Her parents, who had been slaves, were able to support their children because Elizabeth was an excellent cook and Jim a skilled carpenter. But when Ida was only 16, her parents and youngest sibling died of Yellow Fever during an epidemic.

In keeping with the strength and fortitude she demonstrated throughout her remarkable life, Ida took responsibility for raising her six younger siblings with her grandmother’s help. Educated at nearby Rust College, a school run by white missionaries, Ida was forced to drop out; she got a full-time teaching job by lying about her age and spent weekends washing, ironing and cooking for her large family.

Wells eventually moved to Memphis, Tenn., where she taught school in a small town called Woodstock and continued her education by attending Fisk University and Lemoyne Institute during the summers.

In keeping with the strength and fortitude she demonstrated throughout her remarkable life, Ida took responsibility for raising her six younger siblings with her grandmother’s help.

Ida’s career as a writer was sparked by an incident that occurred in 1884, while riding a train back to her job in Woodstock.
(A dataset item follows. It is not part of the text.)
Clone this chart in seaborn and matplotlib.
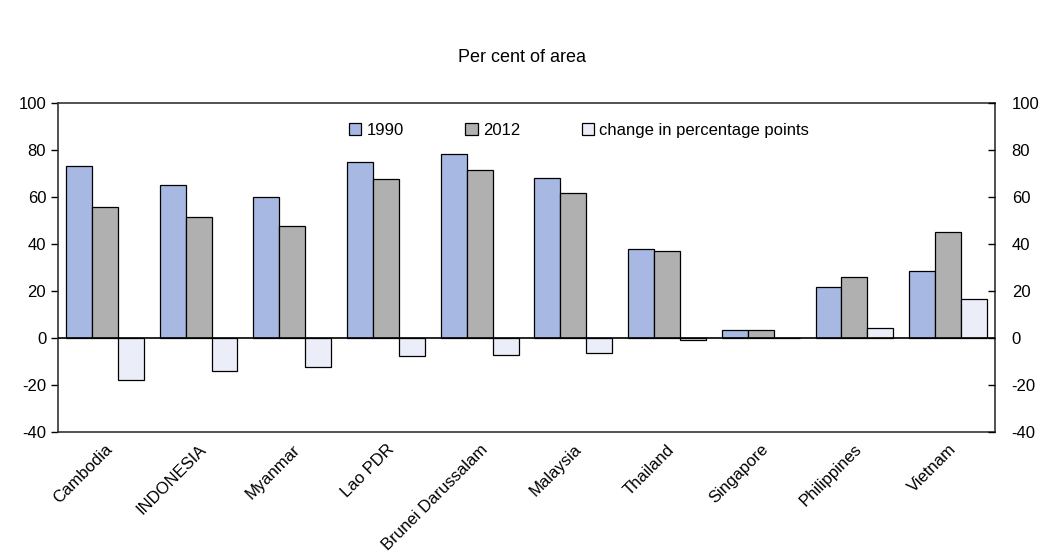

Wells was asked by the conductor to move from her seat in the ladies’ car into the smoking car.

“I refused,” she later wrote, describing how the conductor tried to drag her out of the seat: “The moment he caught hold of my arm, I fastened my teeth in the back of his hand. I had braced my feet against the seat in front and was holding to the back, and as he had already been badly bitten he didn’t try it again by himself. He went forward and got the baggage man and another man to help him and of course they succeeded in dragging me out.”

When Wells got back to Memphis, she brought suit against the railroad company. The court ruled in her favor and awarded her $500 in damages. The judge presiding over the trial stated the railroad company violated the separate but equal laws by forcing Wells to ride in a smoking car that was separate but not first class, for which she had paid.

Even though the Tennessee Supreme Court reversed the decision three years later, this was the first case of its kind in the South, and generated tremendous public interest.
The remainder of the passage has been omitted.